Exercise task
Write out the whole listing exactly as it stands.
_ _ _
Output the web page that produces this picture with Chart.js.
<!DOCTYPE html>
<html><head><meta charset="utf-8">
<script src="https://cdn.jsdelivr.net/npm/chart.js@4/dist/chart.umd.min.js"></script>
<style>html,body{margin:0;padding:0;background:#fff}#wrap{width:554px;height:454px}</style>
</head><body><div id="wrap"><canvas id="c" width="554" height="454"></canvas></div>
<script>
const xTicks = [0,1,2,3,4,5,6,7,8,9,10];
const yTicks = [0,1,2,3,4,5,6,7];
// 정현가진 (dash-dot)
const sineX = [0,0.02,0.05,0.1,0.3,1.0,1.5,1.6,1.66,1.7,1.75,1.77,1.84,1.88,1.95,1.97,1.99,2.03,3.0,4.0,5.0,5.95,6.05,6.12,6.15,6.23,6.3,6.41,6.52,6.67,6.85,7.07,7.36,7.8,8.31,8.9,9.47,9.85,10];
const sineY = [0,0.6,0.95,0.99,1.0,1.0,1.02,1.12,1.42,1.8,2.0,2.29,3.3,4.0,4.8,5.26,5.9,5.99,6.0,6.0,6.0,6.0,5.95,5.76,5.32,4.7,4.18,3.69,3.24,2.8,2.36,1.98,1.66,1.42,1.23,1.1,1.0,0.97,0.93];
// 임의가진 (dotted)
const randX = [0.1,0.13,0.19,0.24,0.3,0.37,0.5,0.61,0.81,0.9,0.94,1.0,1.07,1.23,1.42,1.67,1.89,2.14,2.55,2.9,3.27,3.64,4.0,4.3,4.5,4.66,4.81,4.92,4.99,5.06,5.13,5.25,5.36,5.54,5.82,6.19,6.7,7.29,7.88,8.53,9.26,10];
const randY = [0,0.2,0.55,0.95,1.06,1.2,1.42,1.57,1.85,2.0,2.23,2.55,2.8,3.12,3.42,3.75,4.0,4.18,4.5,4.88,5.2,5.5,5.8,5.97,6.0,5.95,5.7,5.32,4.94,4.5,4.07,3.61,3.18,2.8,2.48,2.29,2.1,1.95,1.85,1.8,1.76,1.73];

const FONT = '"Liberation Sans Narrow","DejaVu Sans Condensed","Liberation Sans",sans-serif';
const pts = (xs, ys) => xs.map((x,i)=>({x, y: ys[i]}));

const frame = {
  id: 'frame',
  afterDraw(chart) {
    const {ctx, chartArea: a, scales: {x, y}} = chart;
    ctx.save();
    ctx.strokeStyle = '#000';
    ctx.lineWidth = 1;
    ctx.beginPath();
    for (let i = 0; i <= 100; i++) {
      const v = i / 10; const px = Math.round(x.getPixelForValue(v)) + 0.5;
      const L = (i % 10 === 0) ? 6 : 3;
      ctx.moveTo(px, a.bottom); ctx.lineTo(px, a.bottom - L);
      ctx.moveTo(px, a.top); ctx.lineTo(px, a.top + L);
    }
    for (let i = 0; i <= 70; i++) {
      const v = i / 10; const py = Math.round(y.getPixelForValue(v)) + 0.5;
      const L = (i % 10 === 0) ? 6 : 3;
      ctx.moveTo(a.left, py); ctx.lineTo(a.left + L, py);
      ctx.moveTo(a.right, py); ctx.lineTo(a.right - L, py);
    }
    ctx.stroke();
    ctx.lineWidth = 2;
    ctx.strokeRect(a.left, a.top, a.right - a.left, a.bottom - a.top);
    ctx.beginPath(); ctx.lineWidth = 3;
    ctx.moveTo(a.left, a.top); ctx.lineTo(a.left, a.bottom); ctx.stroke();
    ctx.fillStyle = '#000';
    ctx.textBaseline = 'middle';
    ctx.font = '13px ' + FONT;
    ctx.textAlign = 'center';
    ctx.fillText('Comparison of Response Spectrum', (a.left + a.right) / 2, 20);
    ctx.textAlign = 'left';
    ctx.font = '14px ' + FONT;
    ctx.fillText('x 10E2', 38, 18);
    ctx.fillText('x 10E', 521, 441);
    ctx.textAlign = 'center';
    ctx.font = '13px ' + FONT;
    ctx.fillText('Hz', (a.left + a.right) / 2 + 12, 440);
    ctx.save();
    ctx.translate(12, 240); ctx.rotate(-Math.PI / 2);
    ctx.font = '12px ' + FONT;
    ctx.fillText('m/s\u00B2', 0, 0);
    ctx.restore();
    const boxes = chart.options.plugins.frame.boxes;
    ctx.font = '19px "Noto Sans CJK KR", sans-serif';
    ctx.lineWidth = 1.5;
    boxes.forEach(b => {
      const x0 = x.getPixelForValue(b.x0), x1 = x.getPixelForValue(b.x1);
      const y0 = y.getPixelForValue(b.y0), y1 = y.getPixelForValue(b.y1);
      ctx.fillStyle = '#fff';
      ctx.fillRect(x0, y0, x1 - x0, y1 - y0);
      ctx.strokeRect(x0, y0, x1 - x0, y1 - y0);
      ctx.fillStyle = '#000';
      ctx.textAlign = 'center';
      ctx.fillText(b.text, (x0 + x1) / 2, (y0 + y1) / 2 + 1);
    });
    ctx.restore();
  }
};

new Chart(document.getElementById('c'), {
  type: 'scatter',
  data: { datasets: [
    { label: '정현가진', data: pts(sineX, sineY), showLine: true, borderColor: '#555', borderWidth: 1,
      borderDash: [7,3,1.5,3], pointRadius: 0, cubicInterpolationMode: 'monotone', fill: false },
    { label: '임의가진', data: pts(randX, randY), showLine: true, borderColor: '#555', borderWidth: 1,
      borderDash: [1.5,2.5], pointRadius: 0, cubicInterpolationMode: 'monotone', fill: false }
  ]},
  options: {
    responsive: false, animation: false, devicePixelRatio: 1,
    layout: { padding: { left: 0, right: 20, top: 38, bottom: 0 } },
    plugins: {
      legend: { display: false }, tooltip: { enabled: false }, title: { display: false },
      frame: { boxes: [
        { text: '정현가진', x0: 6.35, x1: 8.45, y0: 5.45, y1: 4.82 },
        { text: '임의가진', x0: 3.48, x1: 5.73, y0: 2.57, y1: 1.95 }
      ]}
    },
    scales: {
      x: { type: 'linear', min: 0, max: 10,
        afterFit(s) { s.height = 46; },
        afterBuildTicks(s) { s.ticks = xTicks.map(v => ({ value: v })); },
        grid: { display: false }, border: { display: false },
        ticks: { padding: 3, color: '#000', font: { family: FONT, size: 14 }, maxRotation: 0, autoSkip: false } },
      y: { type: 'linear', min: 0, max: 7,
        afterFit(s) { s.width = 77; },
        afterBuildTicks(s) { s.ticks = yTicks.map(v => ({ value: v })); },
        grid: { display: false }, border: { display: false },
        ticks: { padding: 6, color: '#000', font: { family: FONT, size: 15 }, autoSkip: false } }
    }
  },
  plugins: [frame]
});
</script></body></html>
_ _ _
Exercise answer
Output the web page that produces this picture with Chart.js.
<!DOCTYPE html>
<html><head><meta charset="utf-8">
<script src="https://cdn.jsdelivr.net/npm/chart.js@4/dist/chart.umd.min.js"></script>
<style>html,body{margin:0;padding:0;background:#fff}#wrap{width:554px;height:454px}</style>
</head><body><div id="wrap"><canvas id="c" width="554" height="454"></canvas></div>
<script>
const xTicks = [0,1,2,3,4,5,6,7,8,9,10];
const yTicks = [0,1,2,3,4,5,6,7];
// 정현가진 (dash-dot)
const sineX = [0,0.02,0.05,0.1,0.3,1.0,1.5,1.6,1.66,1.7,1.75,1.77,1.84,1.88,1.95,1.97,1.99,2.03,3.0,4.0,5.0,5.95,6.05,6.12,6.15,6.23,6.3,6.41,6.52,6.67,6.85,7.07,7.36,7.8,8.31,8.9,9.47,9.85,10];
const sineY = [0,0.6,0.95,0.99,1.0,1.0,1.02,1.12,1.42,1.8,2.0,2.29,3.3,4.0,4.8,5.26,5.9,5.99,6.0,6.0,6.0,6.0,5.95,5.76,5.32,4.7,4.18,3.69,3.24,2.8,2.36,1.98,1.66,1.42,1.23,1.1,1.0,0.97,0.93];
// 임의가진 (dotted)
const randX = [0.1,0.13,0.19,0.24,0.3,0.37,0.5,0.61,0.81,0.9,0.94,1.0,1.07,1.23,1.42,1.67,1.89,2.14,2.55,2.9,3.27,3.64,4.0,4.3,4.5,4.66,4.81,4.92,4.99,5.06,5.13,5.25,5.36,5.54,5.82,6.19,6.7,7.29,7.88,8.53,9.26,10];
const randY = [0,0.2,0.55,0.95,1.06,1.2,1.42,1.57,1.85,2.0,2.23,2.55,2.8,3.12,3.42,3.75,4.0,4.18,4.5,4.88,5.2,5.5,5.8,5.97,6.0,5.95,5.7,5.32,4.94,4.5,4.07,3.61,3.18,2.8,2.48,2.29,2.1,1.95,1.85,1.8,1.76,1.73];

const FONT = '"Liberation Sans Narrow","DejaVu Sans Condensed","Liberation Sans",sans-serif';
const pts = (xs, ys) => xs.map((x,i)=>({x, y: ys[i]}));

const frame = {
  id: 'frame',
  afterDraw(chart) {
    const {ctx, chartArea: a, scales: {x, y}} = chart;
    ctx.save();
    ctx.strokeStyle = '#000';
    ctx.lineWidth = 1;
    ctx.beginPath();
    for (let i = 0; i <= 100; i++) {
      const v = i / 10; const px = Math.round(x.getPixelForValue(v)) + 0.5;
      const L = (i % 10 === 0) ? 6 : 3;
      ctx.moveTo(px, a.bottom); ctx.lineTo(px, a.bottom - L);
      ctx.moveTo(px, a.top); ctx.lineTo(px, a.top + L);
    }
    for (let i = 0; i <= 70; i++) {
      const v = i / 10; const py = Math.round(y.getPixelForValue(v)) + 0.5;
      const L = (i % 10 === 0) ? 6 : 3;
      ctx.moveTo(a.left, py); ctx.lineTo(a.left + L, py);
      ctx.moveTo(a.right, py); ctx.lineTo(a.right - L, py);
    }
    ctx.stroke();
    ctx.lineWidth = 2;
    ctx.strokeRect(a.left, a.top, a.right - a.left, a.bottom - a.top);
    ctx.beginPath(); ctx.lineWidth = 3;
    ctx.moveTo(a.left, a.top); ctx.lineTo(a.left, a.bottom); ctx.stroke();
    ctx.fillStyle = '#000';
    ctx.textBaseline = 'middle';
    ctx.font = '13px ' + FONT;
    ctx.textAlign = 'center';
    ctx.fillText('Comparison of Response Spectrum', (a.left + a.right) / 2, 20);
    ctx.textAlign = 'left';
    ctx.font = '14px ' + FONT;
    ctx.fillText('x 10E2', 38, 18);
    ctx.fillText('x 10E', 521, 441);
    ctx.textAlign = 'center';
    ctx.font = '13px ' + FONT;
    ctx.fillText('Hz', (a.left + a.right) / 2 + 12, 440);
    ctx.save();
    ctx.translate(12, 240); ctx.rotate(-Math.PI / 2);
    ctx.font = '12px ' + FONT;
    ctx.fillText('m/s\u00B2', 0, 0);
    ctx.restore();
    const boxes = chart.options.plugins.frame.boxes;
    ctx.font = '19px "Noto Sans CJK KR", sans-serif';
    ctx.lineWidth = 1.5;
    boxes.forEach(b => {
      const x0 = x.getPixelForValue(b.x0), x1 = x.getPixelForValue(b.x1);
      const y0 = y.getPixelForValue(b.y0), y1 = y.getPixelForValue(b.y1);
      ctx.fillStyle = '#fff';
      ctx.fillRect(x0, y0, x1 - x0, y1 - y0);
      ctx.strokeRect(x0, y0, x1 - x0, y1 - y0);
      ctx.fillStyle = '#000';
      ctx.textAlign = 'center';
      ctx.fillText(b.text, (x0 + x1) / 2, (y0 + y1) / 2 + 1);
    });
    ctx.restore();
  }
};

new Chart(document.getElementById('c'), {
  type: 'scatter',
  data: { datasets: [
    { label: '정현가진', data: pts(sineX, sineY), showLine: true, borderColor: '#555', borderWidth: 1,
      borderDash: [7,3,1.5,3], pointRadius: 0, cubicInterpolationMode: 'monotone', fill: false },
    { label: '임의가진', data: pts(randX, randY), showLine: true, borderColor: '#555', borderWidth: 1,
      borderDash: [1.5,2.5], pointRadius: 0, cubicInterpolationMode: 'monotone', fill: false }
  ]},
  options: {
    responsive: false, animation: false, devicePixelRatio: 1,
    layout: { padding: { left: 0, right: 20, top: 38, bottom: 0 } },
    plugins: {
      legend: { display: false }, tooltip: { enabled: false }, title: { display: false },
      frame: { boxes: [
        { text: '정현가진', x0: 6.35, x1: 8.45, y0: 5.45, y1: 4.82 },
        { text: '임의가진', x0: 3.48, x1: 5.73, y0: 2.57, y1: 1.95 }
      ]}
    },
    scales: {
      x: { type: 'linear', min: 0, max: 10,
        afterFit(s) { s.height = 46; },
        afterBuildTicks(s) { s.ticks = xTicks.map(v => ({ value: v })); },
        grid: { display: false }, border: { display: false },
        ticks: { padding: 3, color: '#000', font: { family: FONT, size: 14 }, maxRotation: 0, autoSkip: false } },
      y: { type: 'linear', min: 0, max: 7,
        afterFit(s) { s.width = 77; },
        afterBuildTicks(s) { s.ticks = yTicks.map(v => ({ value: v })); },
        grid: { display: false }, border: { display: false },
        ticks: { padding: 6, color: '#000', font: { family: FONT, size: 15 }, autoSkip: false } }
    }
  },
  plugins: [frame]
});
</script></body></html>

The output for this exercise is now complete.